The reason my site was a hot commodity had little to do with my work or even my name. It was because I chose to put some literary papers I'd written and was fairly proud of up on the interwebs. There was no market for these works, but I knew that there was often little else on the internet for people writing about these specific works to find, outside of the various Cliff-Notes-alikes online. The other reason I did it was because I got a kick out of thinking that somewhere out there high school and college kids were citing my silly website. I got an even bigger kick out of the idea that one of my former professors at the University of Pittsburgh would read a student's paper, only to find their students citing me, one of their former students like an academic ouroboros. This plan, unfortunately, worked too well. 


By the end of the first year in which I posted those papers, they brought in over 10,000 visitors. It maintained that pace for a few years where it shot over 20,000. So, the domain name vultures who poached my site thought they were buying a site that brought in tens of thousands of visitors on my name alone. Psych! Without my little papers on Pamela, or Virture Rewarded, "Paul's Case" by Willa Cather, and others, the traffic likely plummeted. It took two years, but eventually, the poachers decided it wasn't worth the cost to renew. Now, to build it back up again.
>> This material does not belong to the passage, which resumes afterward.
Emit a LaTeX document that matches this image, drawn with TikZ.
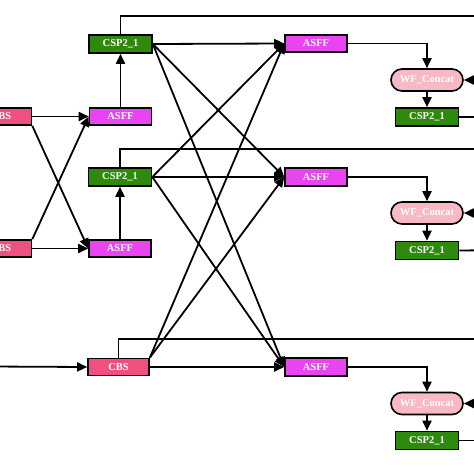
\documentclass[tikz,border=0pt]{standalone}
\usepackage{fontspec}
\setmainfont{Liberation Serif}
\usetikzlibrary{arrows.meta,shapes.misc}
\definecolor{cspgreen}{RGB}{46,138,12}
\definecolor{asffmag}{RGB}{232,69,240}
\definecolor{cbspink}{RGB}{240,80,128}
\definecolor{wfpink}{RGB}{248,184,196}
\begin{document}
\begin{tikzpicture}[x=1pt,y=-1pt,
 box/.style={draw=black,line width=1.6pt,inner sep=0pt,text=white,font=\fontsize{10.5}{12}\selectfont\bfseries},
 csp/.style={box,fill=cspgreen,minimum width=63pt,minimum height=18pt},
 asff/.style={box,fill=asffmag,minimum width=62pt,minimum height=17.5pt},
 cbs/.style={box,fill=cbspink,minimum width=61pt,minimum height=17pt},
 wf/.style={box,fill=wfpink,rounded rectangle,minimum width=72pt,minimum height=22pt},
 link/.style={line width=1.8pt},
 arr/.style={link,-{Triangle[length=10pt,width=9pt]}}
]
\path[use as bounding box,clip] (0,0) rectangle (474,474);
% left column
\node[cbs] (cbsA) at (1,116.5) {CBS};
\node[cbs] (cbsB) at (1,248.5) {CBS};
% column 2
\node[csp] (cspA) at (120.5,44) {CSP2\_1};
\node[asff] (asffA) at (120.5,116.5) {ASFF};
\node[csp] (cspB) at (120,177) {CSP2\_1};
\node[asff] (asffB) at (120,248.5) {ASFF};
\node[cbs] (cbsC) at (118.5,367) {CBS};
% column 3
\node[asff] (asffC) at (316,43.5) {ASFF};
\node[asff] (asffD) at (316,177) {ASFF};
\node[asff] (asffE) at (316,367) {ASFF};
% column 4
\node[wf] (wfA) at (427,80) {WF\_Concat};
\node[csp] (cspC) at (427,117) {CSP2\_1};
\node[wf] (wfB) at (427,213) {WF\_Concat};
\node[csp] (cspD) at (427,250.5) {CSP2\_1};
\node[wf] (wfC) at (427,403.5) {WF\_Concat};
\node[csp] (cspE) at (427,440.5) {CSP2\_1};
% off-picture ends
\coordinate (inC) at (-10,366.5);
\coordinate (tA) at (480,15.7);
\coordinate (tB) at (480,149);
\coordinate (tC) at (480,339.3);
\coordinate (oC) at (480,117);
\coordinate (oD) at (480,250.3);
\coordinate (oE) at (480,440.5);
\coordinate (rA) at (480,80);
\coordinate (rB) at (480,213);
\coordinate (rC) at (480,403.5);
% left crossing
\draw[arr] (cbsA.east) -- (asffA.west);
\draw[arr] (cbsB.east) -- (asffB.west);
\draw[arr] (cbsA.south east) -- (asffB.west);
\draw[arr] (cbsB.north east) -- (asffA.west);
\draw[arr] (inC) -- (cbsC.west);
% up arrows
\draw[arr] (asffA.north) -- (cspA.south);
\draw[arr] (asffB.north) -- (cspB.south);
% long top lines
\draw[link] (cspA.north) |- (tA);
\draw[link] (cspB.north) |- (tB);
\draw[link] (cbsC.north) |- (tC);
% middle crossing
\draw[arr] (cspA.east) -- (asffC.west);
\draw[arr] (cspA.east) -- (asffD.west);
\draw[arr] (cspA.east) -- (asffE.west);
\draw[arr] (cspB.east) -- (asffC.west);
\draw[arr] (cspB.east) -- (asffD.west);
\draw[arr] (cspB.east) -- (asffE.west);
\draw[arr] (cbsC.north east) -- (asffC.west);
\draw[arr] (cbsC.north east) -- (asffD.west);
\draw[arr] (cbsC.east) -- (asffE.west);
% right column
\draw[arr] (asffC.east) -| (wfA.north);
\draw[arr] (asffD.east) -| (wfB.north);
\draw[arr] (asffE.east) -| (wfC.north);
\draw[arr] (wfA.south) -- (cspC.north);
\draw[arr] (wfB.south) -- (cspD.north);
\draw[arr] (wfC.south) -- (cspE.north);
\draw[arr] (rA) -- (wfA.east);
\draw[arr] (rB) -- (wfB.east);
\draw[arr] (rC) -- (wfC.east);
\draw[link] (cspC.east) -- (oC);
\draw[link] (cspD.east) -- (oD);
\draw[link] (cspE.east) -- (oE);
\end{tikzpicture}
\end{document}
Joshua M. Patton - August 8, 2022

We'Re Back!

Since I last used Google Sites to maintain my personal website here (with as little cost as possible) they changed the way things work. The functionality is even more limited than before. Yet, the biggest surprise is that there is no longer a way to easily post "blogs" to the site. Truth be told, on my last site I barely added to the blog, yet it does have its purposes. To that end, I think there might be a way to do this, but continually adding new "text boxes" to the top of the page. Who knows? Either way, I'm just thankful to have "JoshuaMPatton.com" back in my control.